(Photo Courtesy of Utah Athletics)
During the first three seasons of its existence, Utah went a combined 20-12 as a DI independent under the leadership of Brian Holman. That includes a 2021 campaign in which the Utes churned out a 4-7 record, which featured a one-goal loss to a top-10 Denver team to start the season.
Now heading into its fourth season of play as a DI program, the sports’ western-most DI and only Pac-12 program enters a new era. An era in which they will be led by Andrew McMinn and be in a conference, Atlantic Sun (ASUN), for the first time in program history, and will be looking to continue building on the foundation laid the past three seasons.

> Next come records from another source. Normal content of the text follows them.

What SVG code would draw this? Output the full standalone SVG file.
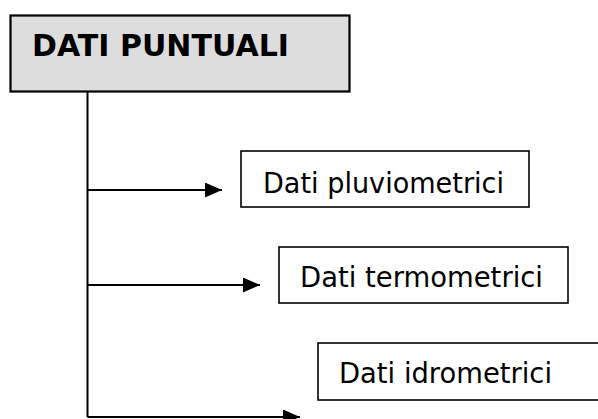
<svg xmlns="http://www.w3.org/2000/svg" width="598" height="419" viewBox="0 0 598 419">
  <style>
    .box { fill: #ffffff; stroke: #000000; stroke-width: 1.6; }
    .title { fill: #dddddd; stroke: #000000; stroke-width: 2.2; }
    .grid { stroke: #cfcfcf; stroke-width: 1; fill: none; }
    .label { font-family: "DejaVu Sans", Verdana, sans-serif; font-size: 28.5px; fill: #000000; }
    .head { font-family: "DejaVu Sans", Verdana, sans-serif; font-size: 30.5px; font-weight: bold; fill: #000000; }
    .wire { fill: none; stroke: #000000; stroke-width: 2; }
  </style>
  <defs>
    <marker id="arrow" markerUnits="userSpaceOnUse" markerWidth="17" markerHeight="15" refX="17" refY="7.5" orient="auto">
      <path d="M0,0 L17,7.5 L0,15 z" fill="#000000"/>
    </marker>
    <!-- fine grain for the heading panel -->
    <filter id="grain" x="0" y="0" width="100%" height="100%">
      <feTurbulence type="fractalNoise" baseFrequency="0.9" numOctaves="1" seed="3" result="n"/>
      <feColorMatrix in="n" type="matrix" values="0 0 0 0 0.55  0 0 0 0 0.55  0 0 0 0 0.55  0 0 0 0.35 0" result="g"/>
      <feComposite in="g" in2="SourceGraphic" operator="in" result="gm"/>
      <feMerge><feMergeNode in="SourceGraphic"/><feMergeNode in="gm"/></feMerge>
    </filter>
  </defs>
  <rect width="598" height="419" fill="#ffffff"/>

  <g id="dati-puntuali">
    <rect x="11" y="16" width="338" height="75" fill="#e2e2e2" filter="url(#grain)"/>
    <path class="grid" d="M68,17 V90 M127,17 V90 M185,17 V90 M243,17 V90 M302,17 V90 M12,72 H348"/>
    <rect class="title" x="10.5" y="15.5" width="339" height="76" fill="none"/>
    <text class="head" x="32" y="56" textLength="257" lengthAdjust="spacingAndGlyphs">DATI PUNTUALI</text>
  </g>

  <g id="connectors">
    <path class="wire" d="M87.5,92 V417"/>
    <path class="wire" d="M87.5,190 H222" marker-end="url(#arrow)"/>
    <path class="wire" d="M87.5,285 H260" marker-end="url(#arrow)"/>
    <path class="wire" d="M87.5,417 H300" marker-end="url(#arrow)"/>
  </g>

  <g id="dati-pluviometrici">
    <rect class="box" x="241" y="151" width="288" height="56"/>
    <text class="label" x="263" y="193" textLength="241" lengthAdjust="spacingAndGlyphs">Dati pluviometrici</text>
  </g>

  <g id="dati-termometrici">
    <rect class="box" x="279" y="247" width="289" height="56"/>
    <text class="label" x="300" y="287" textLength="243" lengthAdjust="spacingAndGlyphs">Dati termometrici</text>
  </g>

  <g id="dati-idrometrici">
    <rect class="box" x="318" y="343" width="290" height="57"/>
    <text class="label" x="339" y="383" textLength="213" lengthAdjust="spacingAndGlyphs">Dati idrometrici</text>
  </g>
</svg>
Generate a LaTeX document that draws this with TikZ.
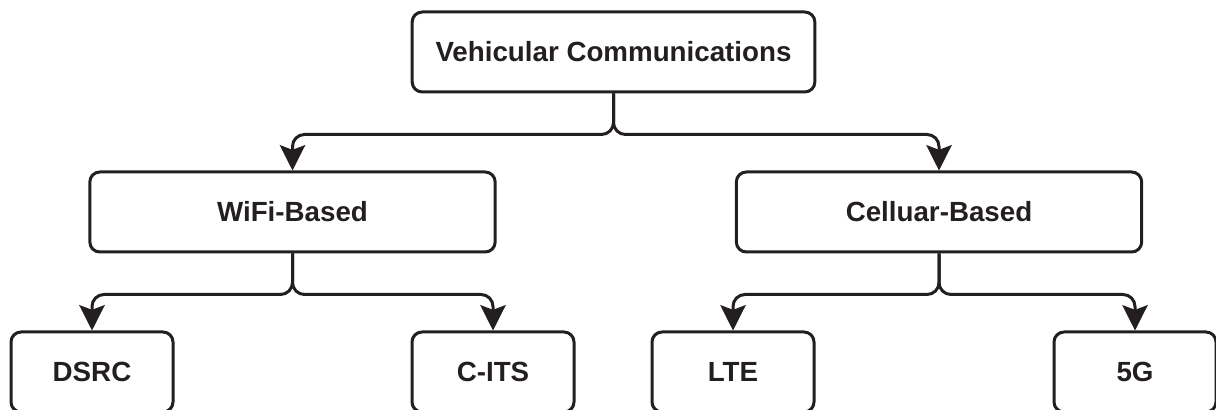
\documentclass[tikz,border=0pt]{standalone}
\usepackage{fontspec}
\setmainfont{Liberation Sans}
\usetikzlibrary{arrows.meta,positioning}
\definecolor{ink}{RGB}{35,31,32}

\begin{document}
\begin{tikzpicture}[x=0.75pt,y=0.75pt,line width=2.25pt,line join=round,
    >={Stealth[length=19pt,width=19pt,inset=3.5pt]},
    box/.style={draw=ink,text=ink,rounded corners=7.5pt,minimum height=60pt,
      font=\bfseries\fontsize{20.8}{25}\selectfont},
    link/.style={->,draw=ink,rounded corners=9pt}]
  \useasboundingbox (0,0) rectangle (1216,410);
  % top and middle row
  \node[box,minimum width=302pt] (vc) at (613.5,358) {Vehicular Communications};
  \node[box,minimum width=304pt] (wifi) at (292.5,198) {WiFi-Based};
  \node[box,minimum width=304pt] (cell) at (939,198) {Celluar-Based};
  % bottom row
  \node[box,minimum width=121.5pt] (dsrc) at (92,38) {DSRC};
  \node[box,minimum width=121.5pt] (cits) at (493,38) {C-ITS};
  \node[box,minimum width=121.5pt] (lte) at (733,38) {LTE};
  \node[box,minimum width=121.5pt] (fiveg) at (1135,38) {5G};

  \foreach \p/\c in {vc/wifi,vc/cell,wifi/dsrc,wifi/cits,cell/lte,cell/fiveg} {
      \draw[link] (\p.south) -- ++(0,-41) -| (\c.north);
    }
\end{tikzpicture}
\end{document}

Utah is one of two programs, along with McMinn’s former Robert Morris squad, making such a move this offseason. Air Force, Bellarmine, Cleveland State, and Detroit Mercy are also moving into the newly-formed ASUN lacrosse conference this spring. Utah played each of those now conference foes, except Detroit Mercy, this past season and went 2-2. The Utes beat Bellarmine and Cleveland State while falling to Air Force and Robert Morris.
Heading into this new era of Utah lacrosse, the Utes will be looking to take the necessary steps forward in hopes of eventually elevating themselves to the level of many other power five lacrosse programs. Joining a conference and having that ASUN auto-bid to the NCAA Tournament is a step in that direction, but how soon it will be until the Utes are at the top of the conference has yet to be seen.
This Utes team has talent and in year one of this new era should be expected to compete. Especially considering the sheer amount of talent they bring back from last season. And most of that talent is still fairly young.
On the offensive end of the field, Utah returns practically everyone from a unit last season that left a lot to be desired, ranking 40th nationally in scoring offense (10.27 goals per game) and having four single digit performances.
Redshirt sophomore attackmen Tyler Bradbury (14G/25A) and Jordan Hyde (20G/4A) return to lead this offense following a 2021 season in which the pair led this Utes’ offense as the team’s top two point-getters. Fellow third-year sophomore attackman MJ McMahon (11G/2A), who saw just four starts in 11 showings, as well as a pair of midfielders in Carson Moyer (8G/4A) and Branden Wilson (8G/3A) return after bring top five scorers for this squad last season.
Sophomores Drew Wasserman (8G/3A) and Peter Hagan (5G/2A) are just a few of a multitude of others names to watch for this spring after seeing significant time last season. Wasserman’s older brother, Casey, will also join the Utes as a grad transfer from Towson and could make a significant impact on this offense that features a number of younger players.
Things look fairly similar as the Utes only lose one starter, Dan Tracy, from unit last season that allowed 11.5 goals per game.
LSM Samuel Cabere is Utah’s most productive returning pole following a season in which he led the team in caused turnovers with 14 while also grabbing 58 ground balls. The Utes will also see starting close defensemen Rylan Lemons (14GB/8CT) and Joey Boylston (10GB/7CT) return after being full-time starters last season as a sophomore and freshman.
Additionally, SSDM Josh Rose (21GB/3CT) returns to add more talent to and help lead the way for that Utah rope unit this spring.
The biggest question for this defense coming into the 2022 season lies in between the pipes. Zack Johns saw action in seven games with five starts last season and made 54 saves with a .529% save percentage while Zion Dechesere made six starts in seven contests and boasted a 50% save percentage off 72 saves. The two look the most are the most experienced and look the most likely to get that starting nod this spring, or possibly share time in cage again like last season.
Cole Brams returns at the faceoff after serving as the Utes’ top option at the dot for the past two seasons. A redshirt sophomore, Brams is coming off a 2021 campaign in which he went 129-for-257 (.502%) at the dot. That includes a season-opening 60% (12-for-20) performance against Denver’s Alec Stathakis.
Utah has a lot of promise as the sport’s westernmost DI and only Pac-12 school on the men’s side. And while this program is still in its infancy, if the Utes put all the pieces together this season and McMinn is able to steer the ship as well as he was back in Moon Township, Pa., we could very well see Utah lacrosse rise to the top of ASUN sooner rather than later.